┌──

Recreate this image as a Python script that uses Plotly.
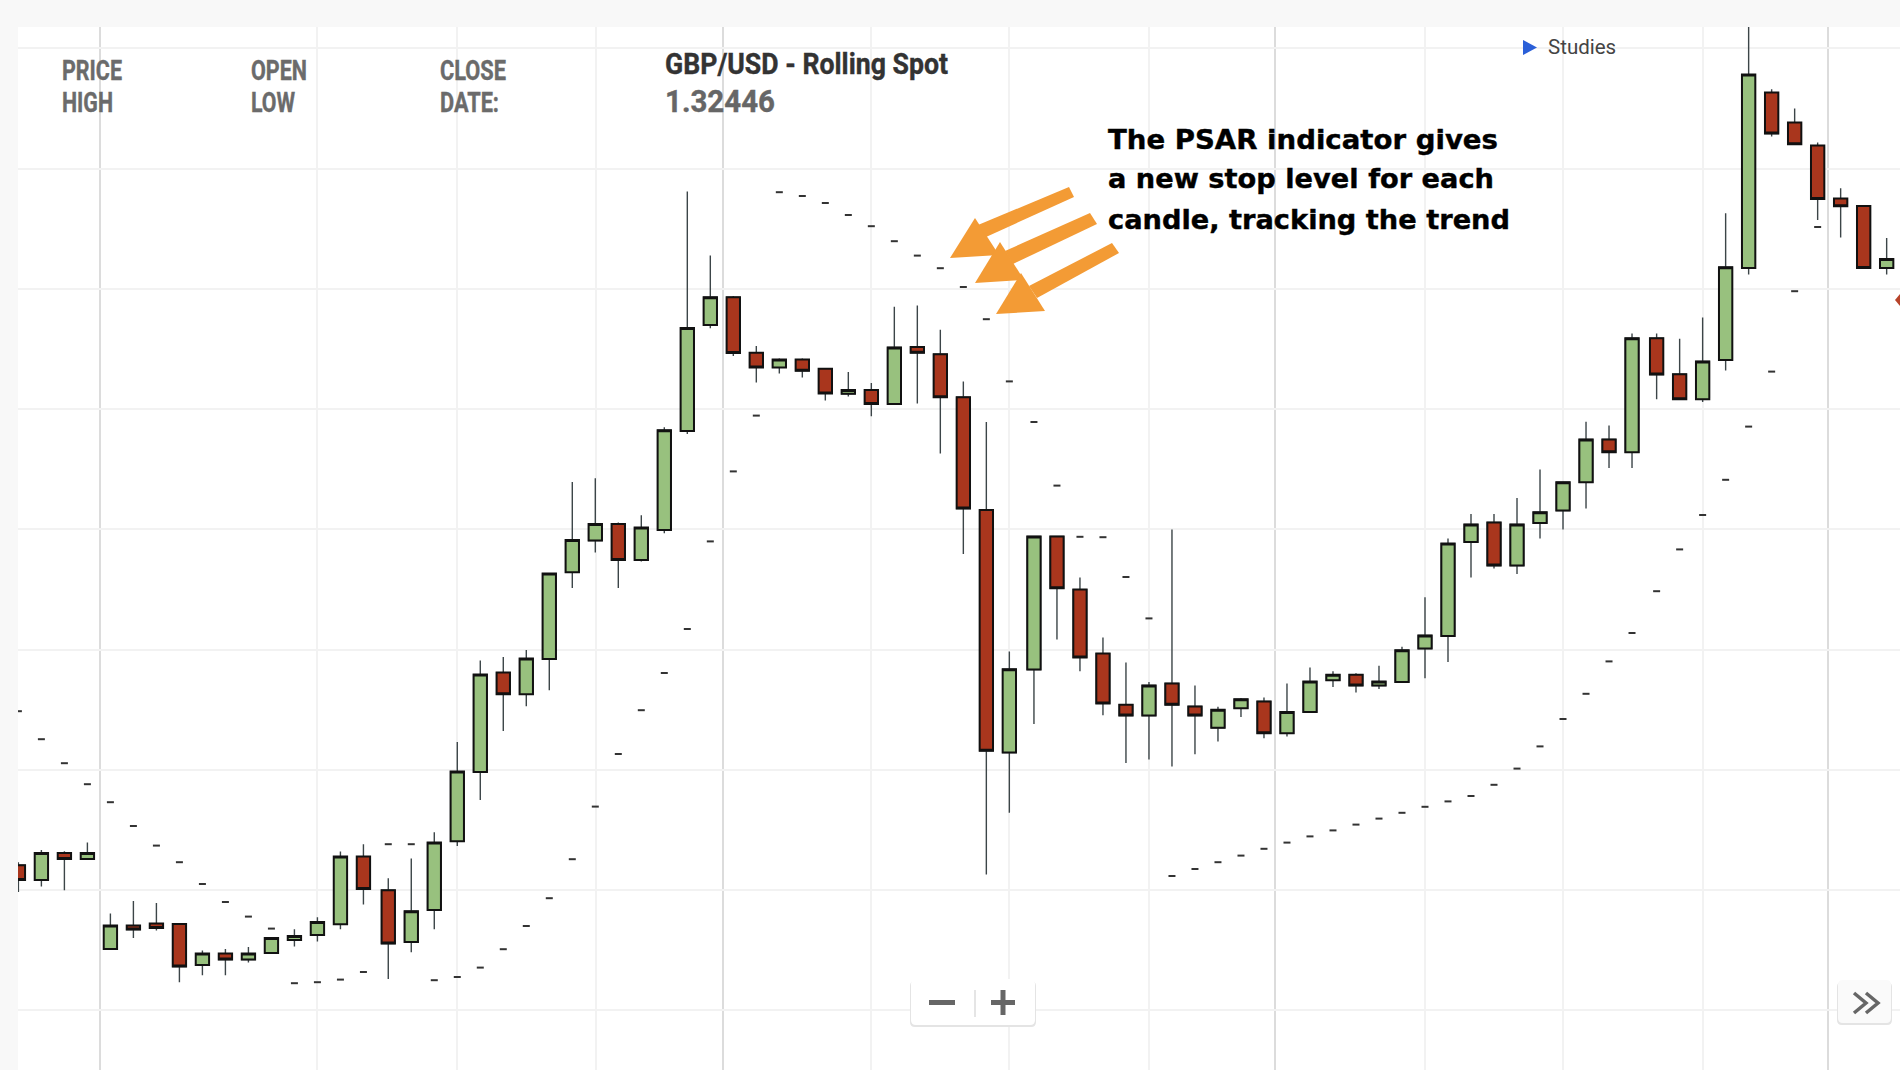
import json
import plotly.graph_objects as go

# GBP/USD rolling spot candles with PSAR dashes
sessions = [0, 1, 2, 3, 4, 5, 6, 7, 8, 9, 10, 11, 12, 13, 14, 15,
            16.08, 17.08, 18.08, 19.08, 20.08, 21.08, 22.08, 23.08, 24.08, 25.08, 26.08, 27.08, 28.08, 29.08,
            30.08, 31.08, 32.08, 33.08, 34.08, 35.08, 36.08, 37.08, 38.08, 39.08, 40.08, 41.08, 42.08, 43.08,
            44.15, 45.15, 46.15, 47.15, 48.15, 49.15, 50.15, 51.15, 52.15, 53.15, 54.15, 55.15, 56.15, 57.15,
            58.15, 59.15, 60.15, 61.15, 62.15, 63.15, 64.15, 65.15, 66.15, 67.15, 68.15, 69.15, 70.15,
            71.22, 72.22, 73.22, 74.22, 75.22, 76.22, 77.22, 78.22, 79.22, 80.22, 81.22]

opens = [1.29624, 1.29550, 1.29685, 1.29655, 1.29205, 1.29322, 1.29332, 1.29330, 1.29125, 1.29182,
         1.29152, 1.29185, 1.29250, 1.29275, 1.29329, 1.29667, 1.29499, 1.29240, 1.29400, 1.29744,
         1.30090, 1.30587, 1.30479, 1.30655, 1.31089, 1.31247, 1.31330, 1.31150, 1.31300, 1.31795,
         1.32325, 1.32464, 1.32186, 1.32113, 1.32152, 1.32106, 1.31981, 1.32000, 1.31930, 1.32215,
         1.32179, 1.31964, 1.31400, 1.30187, 1.30602, 1.31268, 1.31002, 1.30682, 1.30426, 1.30372,
         1.30533, 1.30418, 1.30311, 1.30409, 1.30443, 1.30284, 1.30390, 1.30549, 1.30576, 1.30522,
         1.30540, 1.30707, 1.30770, 1.31240, 1.31338, 1.31122, 1.31335, 1.31397, 1.31539, 1.31753,
         1.31689, 1.32259, 1.32079, 1.31954, 1.32150, 1.32610, 1.33487, 1.33337, 1.33222, 1.32957,
         1.32920, 1.32610]
highs = [1.29639, 1.29700, 1.29694, 1.29737, 1.29382, 1.29445, 1.29435, 1.29330, 1.29197, 1.29205,
         1.29215, 1.29260, 1.29304, 1.29364, 1.29692, 1.29729, 1.29559, 1.29657, 1.29789, 1.30240,
         1.30647, 1.30665, 1.30700, 1.31082, 1.31540, 1.31559, 1.31337, 1.31374, 1.31814, 1.32992,
         1.32672, 1.32470, 1.32220, 1.32158, 1.32158, 1.32106, 1.32090, 1.32035, 1.32416, 1.32423,
         1.32301, 1.32043, 1.31840, 1.30692, 1.31268, 1.31268, 1.31063, 1.30763, 1.30638, 1.30540,
         1.31302, 1.30523, 1.30416, 1.30460, 1.30462, 1.30532, 1.30613, 1.30594, 1.30584, 1.30621,
         1.30716, 1.30964, 1.31257, 1.31380, 1.31380, 1.31460, 1.31603, 1.31539, 1.31841, 1.31822,
         1.32283, 1.32283, 1.32256, 1.32362, 1.32884, 1.33900, 1.33504, 1.33407, 1.33237, 1.33009,
         1.32920, 1.32760]
lows = [1.29490, 1.29517, 1.29499, 1.29655, 1.29205, 1.29260, 1.29297, 1.29039, 1.29074, 1.29074,
        1.29137, 1.29180, 1.29217, 1.29242, 1.29304, 1.29427, 1.29055, 1.29189, 1.29304, 1.29720,
        1.29950, 1.30295, 1.30419, 1.30499, 1.31010, 1.31187, 1.31010, 1.31142, 1.31284, 1.31780,
        1.32309, 1.32170, 1.32037, 1.32083, 1.32062, 1.31947, 1.31968, 1.31869, 1.31930, 1.31932,
        1.31683, 1.31180, 1.29578, 1.29886, 1.30330, 1.30753, 1.30594, 1.30374, 1.30135, 1.30152,
        1.30118, 1.30179, 1.30242, 1.30365, 1.30259, 1.30267, 1.30390, 1.30515, 1.30488, 1.30505,
        1.30540, 1.30559, 1.30640, 1.31063, 1.31107, 1.31080, 1.31257, 1.31303, 1.31407, 1.31610,
        1.31610, 1.31954, 1.31954, 1.31940, 1.32097, 1.32577, 1.33267, 1.33229, 1.32850, 1.32762,
        1.32607, 1.32577]
closes = [1.29550, 1.29685, 1.29655, 1.29685, 1.29322, 1.29302, 1.29310, 1.29117, 1.29182, 1.29152,
          1.29182, 1.29260, 1.29270, 1.29340, 1.29667, 1.29505, 1.29232, 1.29394, 1.29737, 1.30092,
          1.30577, 1.30479, 1.30657, 1.31082, 1.31250, 1.31330, 1.31150, 1.31312, 1.31799, 1.32310,
          1.32464, 1.32185, 1.32113, 1.32152, 1.32096, 1.31983, 1.32000, 1.31930, 1.32213, 1.32186,
          1.31964, 1.31407, 1.30196, 1.30604, 1.31268, 1.31009, 1.30663, 1.30433, 1.30372, 1.30523,
          1.30426, 1.30372, 1.30401, 1.30454, 1.30284, 1.30390, 1.30542, 1.30576, 1.30522, 1.30542,
          1.30699, 1.30773, 1.31232, 1.31328, 1.31122, 1.31328, 1.31389, 1.31539, 1.31753, 1.31689,
          1.32259, 1.32077, 1.31954, 1.32143, 1.32614, 1.33577, 1.33282, 1.33229, 1.32955, 1.32919,
          1.32610, 1.32655]
psar = [1.30394, 1.30254, 1.30134, 1.30029, 1.29939, 1.29820, 1.29722, 1.29639, 1.29530, 1.29440,
        1.29367, 1.29307, 1.29034, 1.29039, 1.29052, 1.29090, 1.29729, 1.29729, 1.29049, 1.29065,
        1.29112, 1.29204, 1.29320, 1.29459, 1.29654, 1.29917, 1.30180, 1.30399, 1.30585, 1.30805,
        1.31243, 1.31593, 1.31872, 1.32989, 1.32970, 1.32935, 1.32875, 1.32819, 1.32744, 1.32672,
        1.32609, 1.32515, 1.32354, 1.32043, 1.31840, 1.31522, 1.31266, 1.31264, 1.31065, 1.30858,
        1.29570, 1.29605, 1.29639, 1.29672, 1.29706, 1.29737, 1.29768, 1.29798, 1.29827, 1.29857,
        1.29886, 1.29916, 1.29943, 1.29970, 1.30026, 1.30107, 1.30218, 1.30355, 1.30481, 1.30643,
        1.30785, 1.30994, 1.31203, 1.31375, 1.31551, 1.31817, 1.32092, 1.32494, 1.32815, None,
        None, None]

price_grid = [1.2890, 1.2950, 1.3010, 1.30702, 1.31303, 1.31904, 1.32505, 1.33105, 1.33708]
day_grid = [3.55, 30.61, 54.63, 78.68]
hour_grid = [13, 19.07, 25.11, 37.07, 43.07, 49.15, 61.15, 67.15, 73.22]

header_labels = [("PRICE", 60, 71), ("HIGH", 60, 103), ("OPEN", 249, 71), ("LOW", 249, 103),
                 ("CLOSE", 438, 71), ("DATE:", 438, 103)]
note_lines = ["The PSAR indicator gives", "a new stop level for each", "candle, tracking the trend"]
# no condensed font here, so these get squeezed to their width in the page
squeezed = {"PRICE": 60, "HIGH": 51, "OPEN": 56, "LOW": 44, "CLOSE": 66, "DATE:": 59,
            "GBP/USD - Rolling Spot": 283, "1.32446": 110,
            "The PSAR indicator gives": 390, "a new stop level for each": 386, "candle, tracking the trend": 402}

GREEN = "#98c17e"
RED = "#a9361d"
ORANGE = "#f39b35"
LEFT, TOP, W, H = 18, 27, 1900, 1070


def xp(px):
    return (px - LEFT) / (W - LEFT)


def yp(py):
    return (H - py) / (H - TOP)


def poly(points, color, width=0):
    path = "M " + " L ".join(f"{xp(x):.5f},{yp(y):.5f}" for x, y in points) + " Z"
    return dict(type="path", xref="paper", yref="paper", path=path, fillcolor=color,
                line=dict(color=color, width=width), layer="above")


def box(x0, y0, x1, y1, color, layer="above"):
    return dict(type="rect", xref="paper", yref="paper", x0=xp(x0), x1=xp(x1), y0=yp(y0), y1=yp(y1),
                fillcolor=color, line=dict(color=color, width=0), layer=layer)


def button(x0, y0, x1, y1, color):
    r = 5
    p = lambda x, y: f"{xp(x):.5f},{yp(y):.5f}"
    path = (f"M {p(x0 + r, y0)} L {p(x1 - r, y0)} Q {p(x1, y0)} {p(x1, y0 + r)} L {p(x1, y1 - r)} "
            f"Q {p(x1, y1)} {p(x1 - r, y1)} L {p(x0 + r, y1)} Q {p(x0, y1)} {p(x0, y1 - r)} "
            f"L {p(x0, y0 + r)} Q {p(x0, y0)} {p(x0 + r, y0)} Z")
    return dict(type="path", xref="paper", yref="paper", path=path, fillcolor=color,
                line=dict(color=color, width=0), layer="above")


def chevron(x0, x1, y0, y1):
    path = f"M {xp(x0):.5f},{yp(y0):.5f} L {xp(x1):.5f},{yp((y0 + y1) / 2):.5f} L {xp(x0):.5f},{yp(y1):.5f}"
    return dict(type="path", xref="paper", yref="paper", path=path, line=dict(color="#666666", width=3.5),
                layer="above")


def label(text, px, py, family, size, color, weight="bold"):
    return dict(text=text, x=xp(px), y=yp(py), xref="paper", yref="paper", xanchor="left", yanchor="middle",
                showarrow=False, font=dict(family=family, size=size, color=color, weight=weight))


fig = go.Figure()

# wicks first, thin, then the bodies with a heavier outline on top
fig.add_trace(go.Candlestick(
    x=sessions, open=opens, high=highs, low=lows, close=closes,
    increasing=dict(line=dict(color="#3c4548", width=1.4), fillcolor=GREEN),
    decreasing=dict(line=dict(color="#3c4548", width=1.4), fillcolor=RED),
    hoverinfo="skip", showlegend=False
))
fig.add_trace(go.Candlestick(
    x=sessions, open=opens, close=closes,
    high=[max(o, c) for o, c in zip(opens, closes)],
    low=[min(o, c) for o, c in zip(opens, closes)],
    increasing=dict(line=dict(color="#111111", width=2), fillcolor=GREEN),
    decreasing=dict(line=dict(color="#111111", width=2), fillcolor=RED),
    hoverinfo="skip", showlegend=False
))
fig.add_trace(go.Scatter(
    x=sessions, y=psar, mode="markers", name="PSAR",
    marker=dict(symbol="line-ew", size=5, line=dict(color="#333333", width=2)),
    hoverinfo="skip", showlegend=False
))

shapes = [
    box(18, 55, 647, 118, "white", layer="below"),
    box(647, 44, 966, 122, "white", layer="below"),
    # orange arrows
    poly([(950, 258), (975, 218), (999, 255)], ORANGE),
    poly([(986, 237), (978, 225), (1069, 187), (1074, 197)], ORANGE),
    poly([(975, 283), (1000, 242), (1024, 280)], ORANGE),
    poly([(1013, 264), (1005, 251), (1090, 213), (1097, 224)], ORANGE),
    poly([(996, 314), (1021, 273), (1045, 311)], ORANGE),
    poly([(1037, 298), (1029, 286), (1112, 243), (1119, 253)], ORANGE),
    # studies triangle and last price marker
    poly([(1523, 40), (1537, 47.5), (1523, 55)], "#2a5fd8"),
    poly([(1895, 300), (1900, 294), (1900, 306)], "#b8432a"),
    # zoom buttons
    button(910, 981, 1036, 1027, "#e4e4e4"),
    button(911, 979, 1035, 1025, "white"),
    box(929, 1000, 955, 1005, "#666666"),
    box(991, 1000, 1015, 1005, "#666666"),
    box(1000.5, 990, 1005.5, 1015, "#666666"),
    box(974.5, 990, 975.5, 1017, "#cccccc"),
    button(1837, 982, 1892, 1025, "#e4e4e4"),
    button(1838, 980, 1891, 1023, "#fafafa"),
    chevron(1854, 1866, 993, 1013),
    chevron(1866, 1878, 993, 1013),
]

annotations = [label(text, px, py, "Roboto", 27, "#6b6b6b") for text, px, py in header_labels]
annotations.append(label("GBP/USD - Rolling Spot", 663, 64, "Roboto", 30, "#333333"))
annotations.append(label("1.32446", 663, 102, "Roboto", 31, "#666666"))
annotations.append(label("Studies", 1546, 47.5, "Roboto", 20.5, "#444444", weight="normal"))
for line, py in zip(note_lines, [140, 179, 219]):
    annotations.append(label(line, 1106, py, "DejaVu Sans", 27, "#000000"))

fig.update_layout(
    width=W, height=H,
    margin=dict(l=LEFT, r=0, t=TOP, b=0),
    paper_bgcolor="#f8f8f8", plot_bgcolor="white",
    boxmode="overlay", boxgap=0.42, boxgroupgap=0,
    shapes=shapes, annotations=annotations,
    xaxis=dict(range=[-0.017, 81.8], rangeslider=dict(visible=False), showticklabels=False,
               ticks="", zeroline=False, showline=False,
               tickmode="array", tickvals=day_grid, showgrid=True, gridcolor="#dcdcdc", gridwidth=2,
               minor=dict(tickmode="array", tickvals=hour_grid, showgrid=True, gridcolor="#f2f2f2",
                          gridwidth=2, ticks="")),
    yaxis=dict(range=[1.2860, 1.33815], showticklabels=False, ticks="", zeroline=False, showline=False,
               tickmode="array", tickvals=price_grid, showgrid=True, gridcolor="#f2f2f2", gridwidth=2),
)

squeeze_js = """
document.body.style.margin = '0';
var widths = %s;
document.querySelectorAll('.annotation-text').forEach(function (t) {
    var target = widths[t.textContent];
    if (!target) return;
    var w = t.getComputedTextLength();
    t.setAttribute('x', parseFloat(t.getAttribute('x')) - w / 2 + target / 2);
    t.setAttribute('textLength', target);
    t.setAttribute('lengthAdjust', 'spacingAndGlyphs');
    t.style.stroke = t.style.fill;
    t.style.strokeWidth = '0.4px';
});
""" % json.dumps(squeezed)

fig.write_html("out.html", config=dict(displayModeBar=False), post_script=squeeze_js)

└──

Request:
Return only the lines from the start of the data through the line that contains "79.22, 80.22, 81.22]", please, copying them exactly and omitting all pictures.

Exercise answer:
Recreate this image as a Python script that uses Plotly.
import json
import plotly.graph_objects as go

# GBP/USD rolling spot candles with PSAR dashes
sessions = [0, 1, 2, 3, 4, 5, 6, 7, 8, 9, 10, 11, 12, 13, 14, 15,
            16.08, 17.08, 18.08, 19.08, 20.08, 21.08, 22.08, 23.08, 24.08, 25.08, 26.08, 27.08, 28.08, 29.08,
            30.08, 31.08, 32.08, 33.08, 34.08, 35.08, 36.08, 37.08, 38.08, 39.08, 40.08, 41.08, 42.08, 43.08,
            44.15, 45.15, 46.15, 47.15, 48.15, 49.15, 50.15, 51.15, 52.15, 53.15, 54.15, 55.15, 56.15, 57.15,
            58.15, 59.15, 60.15, 61.15, 62.15, 63.15, 64.15, 65.15, 66.15, 67.15, 68.15, 69.15, 70.15,
            71.22, 72.22, 73.22, 74.22, 75.22, 76.22, 77.22, 78.22, 79.22, 80.22, 81.22]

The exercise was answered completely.